I'd start with question two, because budget constraints override preference in almost every first build. The best cargo van conversion you can imagine doesn't help you if you run out of money at the insulation stage.

If questions one and two point in opposite directions (tall builder, tight budget), the honest answer is to save longer before buying. A rushed cargo van purchase on a thin budget produces more abandoned builds than any other single factor in the DIY camper community. And an abandoned build is worse than no build, because you've already spent the money.

One more thing worth saying directly: your first build will have mistakes.
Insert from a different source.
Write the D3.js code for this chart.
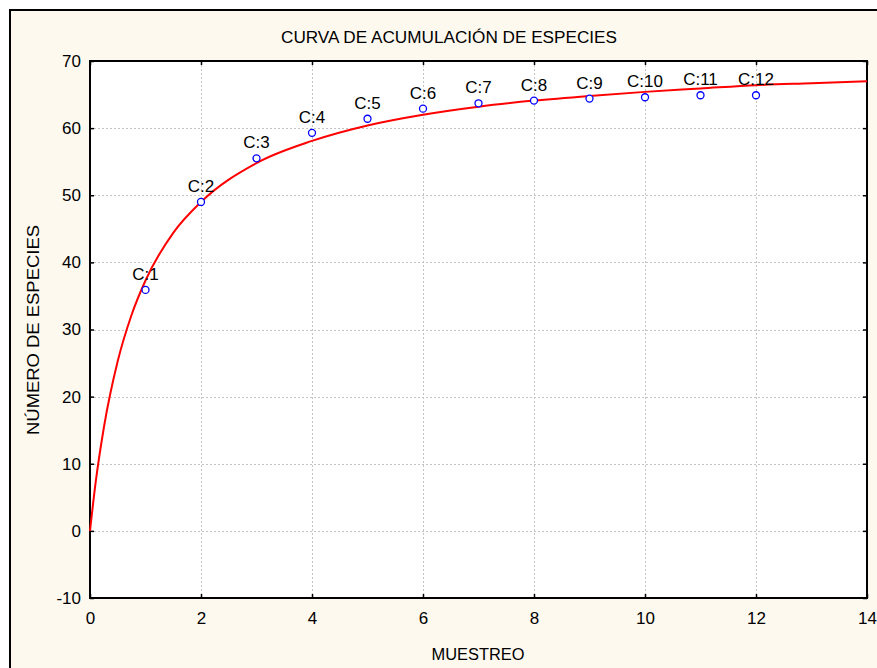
<!DOCTYPE html>
<html>
<head>
<meta charset="utf-8">
<script src="https://cdn.jsdelivr.net/npm/d3@7"></script>
<style>
  html, body { margin: 0; padding: 0; background: #fff; overflow: hidden; }
  svg { display: block; font-family: "Liberation Sans", Arial, sans-serif; }
</style>
</head>
<body>
<svg id="chart" width="877" height="668"></svg>
<script>
'use strict'

// observed samples
var muestreo = [1, 2, 3, 4, 5, 6, 7, 8, 9, 10, 11, 12],
    especies = [35.9, 49.0, 55.5, 59.3, 61.4, 62.9, 63.7, 64.1, 64.4, 64.6, 64.9, 64.9],
    etiquetas = ["C:1", "C:2", "C:3", "C:4", "C:5", "C:6", "C:7", "C:8", "C:9", "C:10", "C:11", "C:12"];

// fitted curve
var curvaX = [0, 0.1, 0.25, 0.5, 0.75, 1, 1.5, 2, 3, 4, 5, 6, 7, 8, 9, 10, 11, 12, 13, 14],
    curvaY = [0, 7.1, 15.4, 25.3, 32.2, 37.3, 44.4, 49.0, 54.8, 58.1, 60.4, 62.0, 63.2, 64.1, 64.8, 65.4, 65.9, 66.4, 66.7, 67.0];

var xTicks = [0, 2, 4, 6, 8, 10, 12, 14],
    yTicks = [-10, 0, 10, 20, 30, 40, 50, 60, 70];

var width = 877,
    height = 668,
    plot = {left: 90, top: 61, right: 867, bottom: 598};

var svg = d3.select("#chart");

// outer panel: only its left and top edges are inside the picture
svg.append("rect")
    .attr("x", 10).attr("y", 10)
    .attr("width", width - 10).attr("height", height - 10)
    .attr("fill", "#fdf9ef");
svg.append("path")
    .attr("d", "M10," + height + "V10H" + width)
    .attr("fill", "none")
    .attr("stroke", "#000")
    .attr("stroke-width", 2);

var x = d3.scaleLinear().domain([0, 14]).range([plot.left, plot.right]);
var y = d3.scaleLinear().domain([-10, 70]).range([plot.bottom, plot.top]);

svg.append("rect")
    .attr("x", plot.left).attr("y", plot.top)
    .attr("width", plot.right - plot.left).attr("height", plot.bottom - plot.top)
    .attr("fill", "#fff");

// grid
var grid = svg.append("g")
    .attr("stroke", "#c4c4c4")
    .attr("stroke-width", 1)
    .attr("stroke-dasharray", "2,2");
grid.selectAll("line.v")
  .data(xTicks.slice(1, -1))
  .enter().append("line")
    .attr("x1", d => Math.round(x(d)) + 0.5).attr("x2", d => Math.round(x(d)) + 0.5)
    .attr("y1", plot.top).attr("y2", plot.bottom);
grid.selectAll("line.h")
  .data(yTicks.slice(1, -1))
  .enter().append("line")
    .attr("y1", d => Math.round(y(d)) + 0.5).attr("y2", d => Math.round(y(d)) + 0.5)
    .attr("x1", plot.left).attr("x2", plot.right);

var fmt = d => String(d);

// axes, ticks pointing inward
svg.append("g")
    .attr("transform", "translate(0," + plot.bottom + ")")
    .call(d3.axisBottom(x).tickValues(xTicks).tickFormat(fmt).tickSizeInner(-4).tickSizeOuter(0).tickPadding(14))
    .call(g => g.select(".domain").remove());
svg.append("g")
    .attr("transform", "translate(0," + plot.top + ")")
    .call(d3.axisTop(x).tickValues(xTicks).tickSizeInner(-4).tickSizeOuter(0).tickFormat(""))
    .call(g => g.select(".domain").remove());
svg.append("g")
    .attr("transform", "translate(" + plot.left + ",0)")
    .call(d3.axisLeft(y).tickValues(yTicks).tickFormat(fmt).tickSizeInner(-4).tickSizeOuter(0).tickPadding(9))
    .call(g => g.select(".domain").remove());
svg.append("g")
    .attr("transform", "translate(" + plot.right + ",0)")
    .call(d3.axisRight(y).tickValues(yTicks).tickSizeInner(-4).tickSizeOuter(0).tickFormat(""))
    .call(g => g.select(".domain").remove());

svg.selectAll(".tick line").attr("stroke", "#000").attr("stroke-width", 1.5);
svg.selectAll(".tick text")
    .attr("font-family", "Liberation Sans, Arial, sans-serif")
    .attr("font-size", 17)
    .attr("fill", "#000");

svg.append("rect")
    .attr("x", plot.left).attr("y", plot.top)
    .attr("width", plot.right - plot.left).attr("height", plot.bottom - plot.top)
    .attr("fill", "none")
    .attr("stroke", "#000")
    .attr("stroke-width", 2);

// fitted curve
var curva = curvaX.map((d, i) => [d, curvaY[i]]);
svg.append("path")
    .datum(curva)
    .attr("fill", "none")
    .attr("stroke", "#ff0000")
    .attr("stroke-width", 2)
    .attr("d", d3.line().x(d => x(d[0])).y(d => y(d[1])).curve(d3.curveMonotoneX));

// points
var pts = muestreo.map((d, i) => ({x: d, y: especies[i], label: etiquetas[i]}));
svg.append("g").selectAll("circle")
  .data(pts)
  .enter().append("circle")
    .attr("cx", d => x(d.x))
    .attr("cy", d => y(d.y))
    .attr("r", 3.5)
    .attr("fill", "#fff")
    .attr("stroke", "#0000ff")
    .attr("stroke-width", 1.3);

svg.append("g").selectAll("text")
  .data(pts)
  .enter().append("text")
    .attr("x", d => x(d.x))
    .attr("y", d => y(d.y) - 10)
    .attr("text-anchor", "middle")
    .attr("font-size", 17)
    .text(d => d.label);

// titles
svg.append("text")
    .attr("x", 449).attr("y", 43)
    .attr("text-anchor", "middle")
    .attr("font-size", 16)
    .attr("textLength", 336)
    .attr("lengthAdjust", "spacingAndGlyphs")
    .text("CURVA DE ACUMULACIÓN DE ESPECIES");

svg.append("text")
    .attr("x", 478).attr("y", 660)
    .attr("text-anchor", "middle")
    .attr("font-size", 16)
    .attr("textLength", 93)
    .attr("lengthAdjust", "spacingAndGlyphs")
    .text("MUESTREO");

svg.append("text")
    .attr("transform", "translate(39,330) rotate(-90)")
    .attr("text-anchor", "middle")
    .attr("font-size", 16)
    .attr("textLength", 210)
    .attr("lengthAdjust", "spacingAndGlyphs")
    .text("NÚMERO DE ESPECIES");
</script>
</body>
</html>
Budget for them. A minivan's lower acquisition cost gives you more financial cushion to fix those mistakes without the whole project going sideways.

Putting It Together

If question two is yes (total budget under $15,000), buy the minivan and build a functional rig now rather than an aspirational shell later. A Chrysler Pacifica or Dodge Grand Caravan in the $7,000 to $10,000 range leaves real money for insulation, a basic 12V electrical system, a sleeping platform, and a ventilation fan.

If your budget clears $20,000 total and you're planning extended or full-time use, the cargo van earns its premium. A used Ford Transit or Ram ProMaster with reasonable mileage, built properly with standing headroom and a full kitchen, is a genuinely different quality of daily living. Just make sure you've accounted for higher insurance, lower fuel economy, and urban parking friction before you commit.

And if you're genuinely unsure: rent before you buy. Several platforms in the US allow you to rent converted vans and minivans by the night or week. A weekend in each will answer questions about headroom and sleeping comfort that no spec sheet can settle.